If $g\in\Lambda$, there exist two finite index subgroups $\Xi_1$ and $\Xi_2$ of $\mathrm{SL}_n(\mathbf{Z})$ such that $g\Xi_1=\Xi_2$. From the previous fact, we deduce that $g$ maps rational lattices to scalar multiples of rational lattices. Thus we can write $g=\lambda g'$ with $g'$ a rational matrix. The determinant condition implies that $1=\lambda^n\det(g)$, and thus $\lambda^n$ is rational. Also, $\lambda$ is unique in $\mathbf{R}^*/\mathbf{Q}^*$ and $g\mapsto \lambda=\lambda_g$ is a homomorphism into this group.
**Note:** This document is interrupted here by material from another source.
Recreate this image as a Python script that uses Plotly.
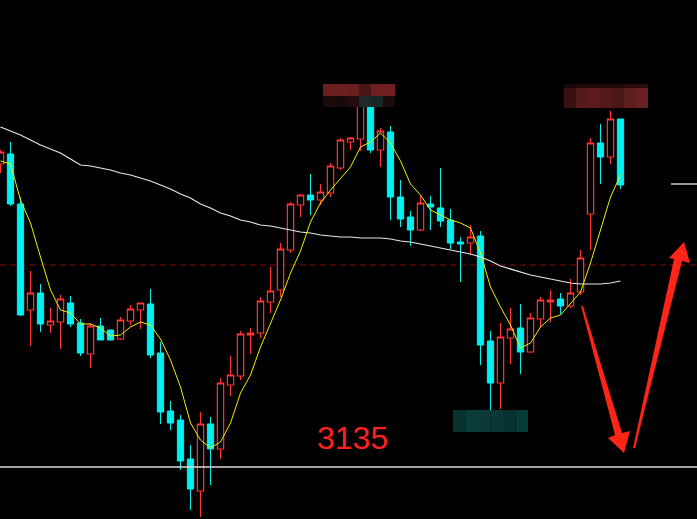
import plotly.graph_objects as go

# Daily index candles (index points)
opens = [3438, 3448, 3398, 3292, 3309, 3277, 3280, 3299, 3279, 3248,
         3276, 3272, 3263, 3281, 3292, 3298, 3249, 3191, 3182, 3143,
         3111, 3178, 3153, 3217, 3226, 3267, 3269, 3300, 3312, 3352,
         3397, 3407, 3402, 3409, 3434, 3460, 3463, 3498, 3452, 3470,
         3405, 3385, 3372, 3398, 3394, 3382, 3360, 3359, 3366, 3261,
         3219, 3264, 3274, 3250, 3283, 3300, 3303, 3296, 3310, 3388,
         3459, 3445, 3483]
highs = [3452, 3460, 3405, 3331, 3318, 3294, 3307, 3306, 3283, 3279,
         3284, 3272, 3285, 3297, 3299, 3313, 3260, 3201, 3187, 3157,
         3190, 3185, 3224, 3246, 3271, 3274, 3305, 3335, 3359, 3400,
         3407, 3428, 3418, 3439, 3464, 3465, 3506, 3502, 3474, 3476,
         3422, 3391, 3406, 3406, 3434, 3393, 3365, 3377, 3371, 3271,
         3279, 3294, 3298, 3289, 3305, 3312, 3309, 3323, 3352, 3464,
         3478, 3491, 3483]
lows = [3429, 3396, 3286, 3256, 3270, 3269, 3253, 3275, 3246, 3234,
        3262, 3262, 3262, 3277, 3273, 3244, 3178, 3172, 3132, 3092,
        3085, 3117, 3143, 3206, 3222, 3248, 3264, 3289, 3305, 3349,
        3385, 3387, 3397, 3405, 3432, 3452, 3451, 3449, 3435, 3382,
        3375, 3356, 3371, 3372, 3375, 3353, 3320, 3347, 3237, 3191,
        3193, 3238, 3228, 3249, 3275, 3280, 3288, 3294, 3307, 3352,
        3418, 3438, 3413]
closes = [3450, 3398, 3287, 3309, 3278, 3281, 3303, 3278, 3249, 3276,
          3262, 3262, 3282, 3293, 3299, 3247, 3190, 3179, 3141, 3113,
          3178, 3153, 3219, 3227, 3268, 3269, 3301, 3311, 3353, 3398,
          3407, 3402, 3410, 3436, 3462, 3464, 3498, 3452, 3471, 3405,
          3383, 3372, 3399, 3395, 3381, 3359, 3358, 3365, 3257, 3219,
          3265, 3273, 3250, 3284, 3302, 3302, 3296, 3309, 3344, 3459,
          3445, 3483, 3417]

# Short moving average (yellow) and long moving average (white)
ma_short = [3441, 3438, 3402, 3379, 3345, 3312, 3292, 3289, 3278, 3278,
            3274, 3266, 3267, 3275, 3280, 3277, 3263, 3242, 3215, 3179,
            3162, 3154, 3160, 3179, 3209, 3227, 3255, 3279, 3302, 3329,
            3351, 3380, 3399, 3412, 3424, 3435, 3455, 3460, 3469, 3459,
            3441, 3418, 3407, 3392, 3387, 3382, 3379, 3374, 3349, 3315,
            3295, 3277, 3254, 3259, 3275, 3284, 3287, 3299, 3310, 3339,
            3372, 3405, 3427]
ma_long = [3475, 3471, 3467, 3462, 3457, 3453, 3449, 3443, 3437, 3436,
           3434, 3432, 3429, 3427, 3424, 3421, 3417, 3413, 3408, 3404,
           3398, 3394, 3389, 3386, 3382, 3380, 3377, 3376, 3374, 3372,
           3370, 3369, 3367, 3366, 3365, 3365, 3364, 3364, 3364, 3363,
           3361, 3360, 3358, 3356, 3354, 3352, 3350, 3348, 3345, 3341,
           3336, 3333, 3330, 3327, 3325, 3323, 3321, 3319, 3318, 3318,
           3318, 3319, 3321]

support_level = 3135
mid_level = 3337
last_marker = 3418
support_label = "3135"

W, H = 697, 519
RED = "#FF3434"
CYAN = "#00F0F0"

idx = list(range(len(closes)))

fig = go.Figure()

fig.add_trace(go.Candlestick(
    x=idx, open=opens, high=highs, low=lows, close=closes,
    increasing=dict(line=dict(color=RED, width=1.2), fillcolor="#000000"),
    decreasing=dict(line=dict(color=CYAN, width=1), fillcolor=CYAN),
    whiskerwidth=0, hoverinfo="skip", showlegend=False,
))

fig.add_trace(go.Scatter(x=idx, y=ma_long, mode="lines",
                         line=dict(color="#E8E8E8", width=1.2),
                         hoverinfo="skip", showlegend=False))
fig.add_trace(go.Scatter(x=idx, y=ma_short, mode="lines",
                         line=dict(color="#F0F000", width=1),
                         hoverinfo="skip", showlegend=False))


def px(x):
    return x / W


def py(y):
    return 1 - y / H


shapes = []

# horizontal reference lines
shapes.append(dict(type="line", xref="paper", yref="y", x0=0, x1=1,
                   y0=mid_level, y1=mid_level,
                   line=dict(color="#8A0A0A", width=1, dash="6px,4px"),
                   layer="below"))
shapes.append(dict(type="line", xref="paper", yref="y", x0=0, x1=1,
                   y0=support_level, y1=support_level,
                   line=dict(color="#DCDCDC", width=1.4)))
shapes.append(dict(type="line", xref="paper", yref="y", x0=px(671), x1=1,
                   y0=last_marker, y1=last_marker,
                   line=dict(color="#DCDCDC", width=1.4)))


def poly(points, color):
    d = "M " + " L ".join(f"{px(x):.5f},{py(y):.5f}" for x, y in points) + " Z"
    return dict(type="path", xref="paper", yref="paper", path=d,
                fillcolor=color, line=dict(width=0))


# red arrows: down then up
shapes.append(poly([(581, 306), (583, 306), (622, 433), (630, 431),
                    (624, 453), (608, 438), (615, 435)], "#FF2418"))
shapes.append(poly([(633, 448), (674, 259), (669, 258), (684, 242),
                    (690, 263), (682, 261), (635, 448)], "#FF2418"))


# pixelated label blocks
def mosaic(x0, y0, cw, rows):
    out = []
    for r, (rh, colors) in enumerate(rows):
        yy = y0 + sum(h for h, _ in rows[:r])
        for c, col in enumerate(colors):
            out.append(dict(type="rect", xref="paper", yref="paper",
                            x0=px(x0 + c * cw), x1=px(x0 + (c + 1) * cw),
                            y0=py(yy + rh), y1=py(yy),
                            fillcolor=col, line=dict(width=0)))
    return out


shapes += mosaic(323, 84, 12, [
    (12, ["#6A1E1E", "#6C1F1F", "#6A1E1E", "#4A1515", "#6E1F1F", "#6F1F1F"]),
    (11, ["#1C0A0A", "#1A0909", "#240C0C", "#1E2A2A", "#1B2525", "#1A0A0A"]),
])
shapes += mosaic(564, 84, 12, [
    (4, ["#1A0808", "#220A0A", "#220A0A", "#220A0A", "#220A0A", "#2A0C0C", "#2A0C0C"]),
    (20, ["#3A1010", "#561A1A", "#5C1C1C", "#531919", "#4C1717", "#5E1E1E", "#682020"]),
])
shapes += mosaic(453, 410, 12.5, [
    (22, ["#083230", "#0A3C3A", "#0B3B39", "#0A3836", "#083230", "#0A3A38"]),
])

fig.update_layout(
    width=W, height=H,
    margin=dict(l=0, r=0, t=0, b=0),
    paper_bgcolor="#000000", plot_bgcolor="#000000",
    boxgap=0.1,
    showlegend=False,
    shapes=shapes,
    annotations=[dict(text=support_label, xref="paper", yref="paper",
                      x=px(352), y=py(438), xanchor="center", yanchor="middle",
                      showarrow=False,
                      font=dict(family="Liberation Sans, Arial", size=32,
                                color="#FF2020"))],
    xaxis=dict(visible=False, range=[-0.05, 69.65], rangeslider=dict(visible=False),
               fixedrange=True),
    yaxis=dict(visible=False, range=[3083, 3602], fixedrange=True),
)

fig.write_html("out.html", config={"displayModeBar": False})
The kernel is the intersection $\Lambda\cap\mathrm{SL}_n(\mathbf{Q})$, which has been shown to be $\mathrm{SL}_n(\mathbf{Z})$. So $\mathrm{SL}_n(\mathbf{Z})$ is normal in $\Lambda$.

So now we need to understand the normalizer of $\mathrm{SL}_n(\mathbf{Z})$. Using that $\mathrm{SL}_n(\mathbf{Z})$ is transitive on primitive elements in $\mathbf{Z}^n$, we see that the lattices preserved by $\mathrm{SL}_n(\mathbf{Z})$ are precisely the scalar multiples of $\mathrm{Z}^n$. So if an element normalizes it and preserves the volume, it has to preserve $\mathrm{Z}^n$. This shows that $\mathrm{SL}_n(\mathbf{Z})$ is self-normalized in $\mathrm{SL}_n(\mathbf{R})$, and finally $\Lambda=\mathrm{SL}_n(\mathbf{Z})$.

A similar argument shows that every lattice containing a finite index subgroup of $\mathrm{SL}_n(\mathbf{Z})$ is actually contained in a conjugate of $\mathrm{SL}_n(\mathbf{Z})$ by some rational matrix.